▶ Your task: Go through the material and write it all out exactly, minus the pictures.

▶ Information shown:
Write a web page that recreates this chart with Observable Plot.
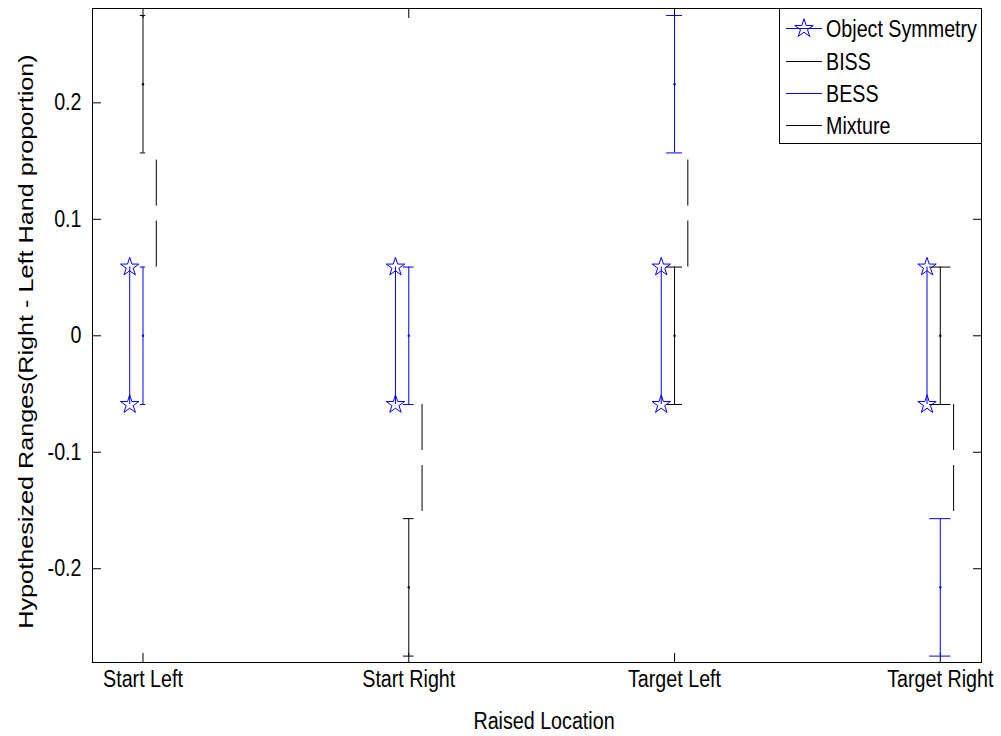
<!DOCTYPE html>
<html>
<head>
<meta charset="utf-8">
<script src="https://cdn.jsdelivr.net/npm/d3@7"></script>
<script src="https://cdn.jsdelivr.net/npm/@observablehq/plot@0.6"></script>
<style>
  html, body { margin: 0; padding: 0; background: #fff; }
  #chart { position: relative; width: 1001px; height: 736px; }
  #legend { position: absolute; left: 779px; top: 8px; }
</style>
</head>
<body>
<div id="chart"></div>
<script>
// Raised locations along the x axis
const locations = ["Start Left", "Start Right", "Target Left", "Target Right"];

// Object Symmetry: hypothesized range (star at each end)
const symLow  = [-0.059, -0.059, -0.059, -0.059];
const symHigh = [ 0.059,  0.059,  0.059,  0.059];

// BISS: centre and half-range
const bissMid = [0.216, -0.216, 0, 0];
const bissErr = [0.059, 0.059, 0.059, 0.059];

// BESS: centre and half-range
const bessMid = [0, 0, 0.216, -0.216];
const bessErr = [0.059, 0.059, 0.059, 0.059];

// Mixture: range drawn from the inner end outward
const mixFrom = [0.059, -0.059, 0.059, -0.059];
const mixTo   = [0.157, -0.157, 0.157, -0.157];

const yTicks = [-0.2, -0.1, 0, 0.1, 0.2];

const legendLabels = ["Object Symmetry", "BISS", "BESS", "Mixture"];

const xLabel = "Raised Location";
const yLabel = "Hypothesized Ranges(Right - Left Hand proportion)";

// ---- layout / style ----
const W = 1001, H = 736;
const FONT = 19.7;          // px
const STRETCH = 1.18;       // tall, narrow lettering
const Y_FONT = 20.5;        // y-axis title
const Y_STRETCH = 1.23;
const FONT_FAMILY = "'Liberation Sans', Arial, Helvetica, sans-serif";
const BLUE = "#0000ff";
const BLACK = "#000000";
const STAR_R = 5.8;
const capHalf = x => 0.01 * x;   // error-bar tee half-width grows with x

const rows = locations.map((name, i) => ({
  name, x: i + 1,
  symLow: symLow[i], symHigh: symHigh[i],
  bissLo: bissMid[i] - bissErr[i], bissHi: bissMid[i] + bissErr[i], bissMid: bissMid[i],
  bessLo: bessMid[i] - bessErr[i], bessHi: bessMid[i] + bessErr[i], bessMid: bessMid[i],
  mixFrom: mixFrom[i], mixTo: mixTo[i]
}));

const symX = d => d.x - 0.05;
const mixX = d => d.x + 0.05;

const stars = rows.flatMap(d => [{x: symX(d), y: d.symLow}, {x: symX(d), y: d.symHigh}]);
const caps = (lo, hi) => rows.flatMap(d => [
  {x1: d.x - capHalf(d.x), x2: d.x + capHalf(d.x), y: d[lo]},
  {x1: d.x - capHalf(d.x), x2: d.x + capHalf(d.x), y: d[hi]}
]);

const positions = rows.map(d => d.x);

const plot = Plot.plot({
  width: W,
  height: H,
  marginLeft: 92,
  marginRight: 20,
  marginTop: 8,
  marginBottom: 74,
  style: {fontFamily: FONT_FAMILY, fontSize: FONT + "px", background: "#fff", color: BLACK},
  x: {type: "linear", domain: [0.81, 4.155]},
  y: {domain: [-0.2805, 0.281]},
  marks: [
    // axes: ticks point inward on all four sides
    Plot.axisY(yTicks, {anchor: "left", tickSize: -9, tickPadding: 20, tickFormat: d => String(d), label: null}),
    Plot.axisY(yTicks, {anchor: "right", tickSize: -9, tickFormat: () => "", label: null}),
    Plot.axisX(positions, {anchor: "bottom", tickSize: -9, tickPadding: 17, tickFormat: d => locations[d - 1], label: null}),
    Plot.axisX(positions, {anchor: "top", tickSize: -9, tickFormat: () => "", label: null}),

    // Object Symmetry
    Plot.ruleX(rows, {x: symX, y1: "symLow", y2: "symHigh", stroke: BLUE, strokeWidth: 1}),
    Plot.dot(stars, {x: "x", y: "y", symbol: "star", r: STAR_R, stroke: BLUE, fill: "none", strokeWidth: 1}),

    // BISS
    Plot.ruleX(rows, {x: "x", y1: "bissLo", y2: "bissHi", stroke: BLACK, strokeWidth: 1}),
    Plot.ruleY(caps("bissLo", "bissHi"), {x1: "x1", x2: "x2", y: "y", stroke: BLACK, strokeWidth: 1}),
    Plot.dot(rows, {x: "x", y: "bissMid", r: 1.2, fill: BLACK, stroke: null}),

    // BESS
    Plot.ruleX(rows, {x: "x", y1: "bessLo", y2: "bessHi", stroke: BLUE, strokeWidth: 1}),
    Plot.ruleY(caps("bessLo", "bessHi"), {x1: "x1", x2: "x2", y: "y", stroke: BLUE, strokeWidth: 1}),
    Plot.dot(rows, {x: "x", y: "bessMid", r: 1.2, fill: BLUE, stroke: null}),

    // Mixture (dashed)
    Plot.ruleX(rows, {x: mixX, y1: "mixFrom", y2: "mixTo", stroke: BLACK, strokeWidth: 1, strokeDasharray: "46,15"}),

    Plot.frame({stroke: BLACK, strokeWidth: 1}),

    // axis titles
    Plot.text([xLabel], {text: d => d, frameAnchor: "bottom", textAnchor: "middle", lineAnchor: "bottom", dy: 66, dx: 7, fontSize: FONT}),
    Plot.text([yLabel], {text: d => d, frameAnchor: "left", textAnchor: "middle", lineAnchor: "middle", rotate: -90, dx: -66, dy: 6, fontSize: Y_FONT})
  ]
});

// give all lettering its tall, narrow proportions
d3.select(plot).selectAll("text").each(function () {
  const t = this.getAttribute("transform") || "";
  if (t.includes("rotate")) this.setAttribute("transform", t + ` scale(${Y_STRETCH},1)`);
  else this.setAttribute("transform", t + ` scale(1,${STRETCH})`);
});

const chart = document.getElementById("chart");
chart.appendChild(plot);

// ---- legend box (upper right, inside the axes) ----
const LW = 202, LH = 135;
const legend = d3.select(chart).append("svg")
  .attr("id", "legend")
  .attr("width", LW + 1)
  .attr("height", LH + 1)
  .style("font-family", FONT_FAMILY)
  .style("font-size", FONT + "px");

legend.append("rect")
  .attr("x", 0.5).attr("y", 0.5)
  .attr("width", LW).attr("height", LH)
  .attr("fill", "#fff").attr("stroke", BLACK);

const legendColors = [BLUE, BLACK, BLUE, BLACK];
const rowY = [20.5, 53.5, 85.5, 117.5];
const starPath = d3.symbol(d3.symbolStar, Math.PI * STAR_R * STAR_R)();

legendLabels.forEach((label, i) => {
  const g = legend.append("g");
  g.append("line")
    .attr("x1", 7).attr("x2", 43)
    .attr("y1", rowY[i]).attr("y2", rowY[i])
    .attr("stroke", legendColors[i]).attr("stroke-width", 1);
  if (i === 0) {
    g.append("path")
      .attr("d", starPath)
      .attr("transform", `translate(25,${rowY[i]})`)
      .attr("fill", "none").attr("stroke", BLUE);
  }
  g.append("text")
    .attr("transform", `translate(47,${rowY[i]}) scale(1,${STRETCH})`)
    .attr("dy", "0.35em")
    .attr("fill", BLACK)
    .text(label);
});
</script>
</body>
</html>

▶ Task output:
Write a web page that recreates this chart with Observable Plot.
<!DOCTYPE html>
<html>
<head>
<meta charset="utf-8">
<script src="https://cdn.jsdelivr.net/npm/d3@7"></script>
<script src="https://cdn.jsdelivr.net/npm/@observablehq/plot@0.6"></script>
<style>
  html, body { margin: 0; padding: 0; background: #fff; }
  #chart { position: relative; width: 1001px; height: 736px; }
  #legend { position: absolute; left: 779px; top: 8px; }
</style>
</head>
<body>
<div id="chart"></div>
<script>
// Raised locations along the x axis
const locations = ["Start Left", "Start Right", "Target Left", "Target Right"];

// Object Symmetry: hypothesized range (star at each end)
const symLow  = [-0.059, -0.059, -0.059, -0.059];
const symHigh = [ 0.059,  0.059,  0.059,  0.059];

// BISS: centre and half-range
const bissMid = [0.216, -0.216, 0, 0];
const bissErr = [0.059, 0.059, 0.059, 0.059];

// BESS: centre and half-range
const bessMid = [0, 0, 0.216, -0.216];
const bessErr = [0.059, 0.059, 0.059, 0.059];

// Mixture: range drawn from the inner end outward
const mixFrom = [0.059, -0.059, 0.059, -0.059];
const mixTo   = [0.157, -0.157, 0.157, -0.157];

const yTicks = [-0.2, -0.1, 0, 0.1, 0.2];

const legendLabels = ["Object Symmetry", "BISS", "BESS", "Mixture"];

const xLabel = "Raised Location";
const yLabel = "Hypothesized Ranges(Right - Left Hand proportion)";

// ---- layout / style ----
const W = 1001, H = 736;
const FONT = 19.7;          // px
const STRETCH = 1.18;       // tall, narrow lettering
const Y_FONT = 20.5;        // y-axis title
const Y_STRETCH = 1.23;
const FONT_FAMILY = "'Liberation Sans', Arial, Helvetica, sans-serif";
const BLUE = "#0000ff";
const BLACK = "#000000";
const STAR_R = 5.8;
const capHalf = x => 0.01 * x;   // error-bar tee half-width grows with x

const rows = locations.map((name, i) => ({
  name, x: i + 1,
  symLow: symLow[i], symHigh: symHigh[i],
  bissLo: bissMid[i] - bissErr[i], bissHi: bissMid[i] + bissErr[i], bissMid: bissMid[i],
  bessLo: bessMid[i] - bessErr[i], bessHi: bessMid[i] + bessErr[i], bessMid: bessMid[i],
  mixFrom: mixFrom[i], mixTo: mixTo[i]
}));

const symX = d => d.x - 0.05;
const mixX = d => d.x + 0.05;

const stars = rows.flatMap(d => [{x: symX(d), y: d.symLow}, {x: symX(d), y: d.symHigh}]);
const caps = (lo, hi) => rows.flatMap(d => [
  {x1: d.x - capHalf(d.x), x2: d.x + capHalf(d.x), y: d[lo]},
  {x1: d.x - capHalf(d.x), x2: d.x + capHalf(d.x), y: d[hi]}
]);

const positions = rows.map(d => d.x);

const plot = Plot.plot({
  width: W,
  height: H,
  marginLeft: 92,
  marginRight: 20,
  marginTop: 8,
  marginBottom: 74,
  style: {fontFamily: FONT_FAMILY, fontSize: FONT + "px", background: "#fff", color: BLACK},
  x: {type: "linear", domain: [0.81, 4.155]},
  y: {domain: [-0.2805, 0.281]},
  marks: [
    // axes: ticks point inward on all four sides
    Plot.axisY(yTicks, {anchor: "left", tickSize: -9, tickPadding: 20, tickFormat: d => String(d), label: null}),
    Plot.axisY(yTicks, {anchor: "right", tickSize: -9, tickFormat: () => "", label: null}),
    Plot.axisX(positions, {anchor: "bottom", tickSize: -9, tickPadding: 17, tickFormat: d => locations[d - 1], label: null}),
    Plot.axisX(positions, {anchor: "top", tickSize: -9, tickFormat: () => "", label: null}),

    // Object Symmetry
    Plot.ruleX(rows, {x: symX, y1: "symLow", y2: "symHigh", stroke: BLUE, strokeWidth: 1}),
    Plot.dot(stars, {x: "x", y: "y", symbol: "star", r: STAR_R, stroke: BLUE, fill: "none", strokeWidth: 1}),

    // BISS
    Plot.ruleX(rows, {x: "x", y1: "bissLo", y2: "bissHi", stroke: BLACK, strokeWidth: 1}),
    Plot.ruleY(caps("bissLo", "bissHi"), {x1: "x1", x2: "x2", y: "y", stroke: BLACK, strokeWidth: 1}),
    Plot.dot(rows, {x: "x", y: "bissMid", r: 1.2, fill: BLACK, stroke: null}),

    // BESS
    Plot.ruleX(rows, {x: "x", y1: "bessLo", y2: "bessHi", stroke: BLUE, strokeWidth: 1}),
    Plot.ruleY(caps("bessLo", "bessHi"), {x1: "x1", x2: "x2", y: "y", stroke: BLUE, strokeWidth: 1}),
    Plot.dot(rows, {x: "x", y: "bessMid", r: 1.2, fill: BLUE, stroke: null}),

    // Mixture (dashed)
    Plot.ruleX(rows, {x: mixX, y1: "mixFrom", y2: "mixTo", stroke: BLACK, strokeWidth: 1, strokeDasharray: "46,15"}),

    Plot.frame({stroke: BLACK, strokeWidth: 1}),

    // axis titles
    Plot.text([xLabel], {text: d => d, frameAnchor: "bottom", textAnchor: "middle", lineAnchor: "bottom", dy: 66, dx: 7, fontSize: FONT}),
    Plot.text([yLabel], {text: d => d, frameAnchor: "left", textAnchor: "middle", lineAnchor: "middle", rotate: -90, dx: -66, dy: 6, fontSize: Y_FONT})
  ]
});

// give all lettering its tall, narrow proportions
d3.select(plot).selectAll("text").each(function () {
  const t = this.getAttribute("transform") || "";
  if (t.includes("rotate")) this.setAttribute("transform", t + ` scale(${Y_STRETCH},1)`);
  else this.setAttribute("transform", t + ` scale(1,${STRETCH})`);
});

const chart = document.getElementById("chart");
chart.appendChild(plot);

// ---- legend box (upper right, inside the axes) ----
const LW = 202, LH = 135;
const legend = d3.select(chart).append("svg")
  .attr("id", "legend")
  .attr("width", LW + 1)
  .attr("height", LH + 1)
  .style("font-family", FONT_FAMILY)
  .style("font-size", FONT + "px");

legend.append("rect")
  .attr("x", 0.5).attr("y", 0.5)
  .attr("width", LW).attr("height", LH)
  .attr("fill", "#fff").attr("stroke", BLACK);

const legendColors = [BLUE, BLACK, BLUE, BLACK];
const rowY = [20.5, 53.5, 85.5, 117.5];
const starPath = d3.symbol(d3.symbolStar, Math.PI * STAR_R * STAR_R)();

legendLabels.forEach((label, i) => {
  const g = legend.append("g");
  g.append("line")
    .attr("x1", 7).attr("x2", 43)
    .attr("y1", rowY[i]).attr("y2", rowY[i])
    .attr("stroke", legendColors[i]).attr("stroke-width", 1);
  if (i === 0) {
    g.append("path")
      .attr("d", starPath)
      .attr("transform", `translate(25,${rowY[i]})`)
      .attr("fill", "none").attr("stroke", BLUE);
  }
  g.append("text")
    .attr("transform", `translate(47,${rowY[i]}) scale(1,${STRETCH})`)
    .attr("dy", "0.35em")
    .attr("fill", BLACK)
    .text(label);
});
</script>
</body>
</html>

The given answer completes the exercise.